In April–May 2014, a trial excavation was conducted at Horbat Usha (Permit No. A-7093; map ref. 213701–20/744914–51; Fig. 1), prior to construction of a road. The excavation, undertaken on behalf of the Israel Antiquities Authority and financed by the Cross-Israel Highway Company, Ltd., was directed by D. Kirzner (photography), with the assistance of Y. Amrani (administration), R. Mishayev and R. Liran (surveying and drafting), A. Dagot (GPS), E. Shukron (preliminary inspections), P. Gendelman (ceramics), M. Shuiskaya (pottery drawing) and C. Sa‘id and L. Talmi.
Two excavation squares were opened in a pine forest planted along the northwestern fringes of Horbat Usha, slightly west of Highway 70. Two winepresses, hewn into limestone bedrock and situated c. 10 m apart, were exposed (1, 2; Figs. 2, 3).
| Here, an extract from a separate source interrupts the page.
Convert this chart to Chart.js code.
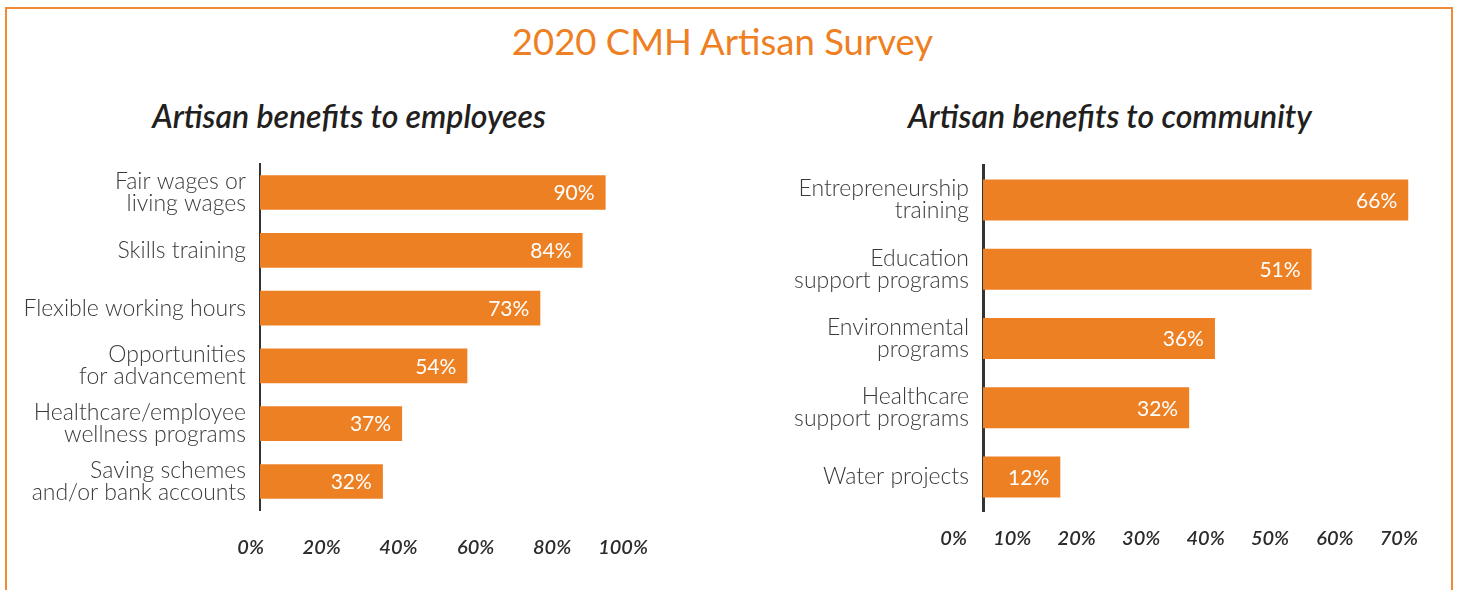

After Winepress 1 went out of use, a staircase was hewn into its collecting vat which led to a burial cave.
Settlement remains, cisterns, caves, winepresses, rock-cuttings and pottery sherds from the Roman, Byzantine and Ottoman periods were documented in a survey performed at the site in 2006 (Tabar 2010
). Excavations conducted in 2008 and 2009 exposed building remains, an oil press, a double winepress, a ritual bath (miqveh
), rock-hewn pits and hiding refuges (Oshri 2012
). Remains of walls, a winepress and a rock-cutting were revealed in an excavation conducted nearby in 2013 (Massarwa 2014
Winepress 1 comprised a treading floor (L101; 3.3 × 3.5 m; Fig. 4) that sloped to the east and a collecting vat (L102; 1.2 × 1.7 m, depth 1.75 m). After the winepress was no longer in use the collecting vat was widened and deepened and converted to a staircase that led to the opening of a burial cave (L103; Fig. 5; the cave was not excavated). The opening of the cave was an arched rectangular (0.7 × 1.0 m). A recess for a roll-stone was hewn next to the northern side of the opening; the stone was not discovered. Soil had accumulated in the collecting vat that was converted to a staircase. It contained fragments of ceramic ossuaries and pottery sherds dating to the Late Roman and Early Byzantine periods (third–fifth centuries CE). A leveled bedrock surface (L112) was exposed east of the winepress.
Winepress 2 comprised a square treading floor (L104; 2.9 × 2.9 m) and a rectangular collecting vat (L106; 0.95 × 1.35 m, depth 0.9 m), linked together by a channel (L105; length 1.35 m, width 0.15 m, depth 0.15 m). A square pit (L108; 0.35 × 0.35 m, depth 0.35 m) was hewn in the center of the treading floor, where the base of a screw press was positioned; a drainage hole hewn in Pit 108 led to Channel 105. A settling pit (L111; 0.4 × 0.4 m, depth 0.2 m) was hewn in the collecting vat’s southwestern corner. Remains of a foundation of river pebbles and small fieldstones for hydraulic plaster were exposed on the floor of the collecting vat; several bits of plaster were preserved above the foundation. An accumulation of soil discovered in the collecting vat yielded worn pottery sherds dating to the Late Roman and Early Byzantine periods (third–fifth centuries CE). A concentration of fieldstones (L107; 1.1 × 1.9 m) that might have been used as a work surface was uncovered south of the treading floor.
The ceramic finds from the excavation included fragments of pottery vessels dating to the Late Roman period (third–fourth centuries CE), among them a Galilean bowl rim (Fig. 7:1), a rim of a Galilean jug (Fig. 7:2), part of a handle of a Galilean jar (Fig. 7:3) and pottery sherds from the Early Byzantine period (fourth–fifth centuries CE), including a bowl rim (Fig. 7:4) and a jar rim (Fig. 7:5).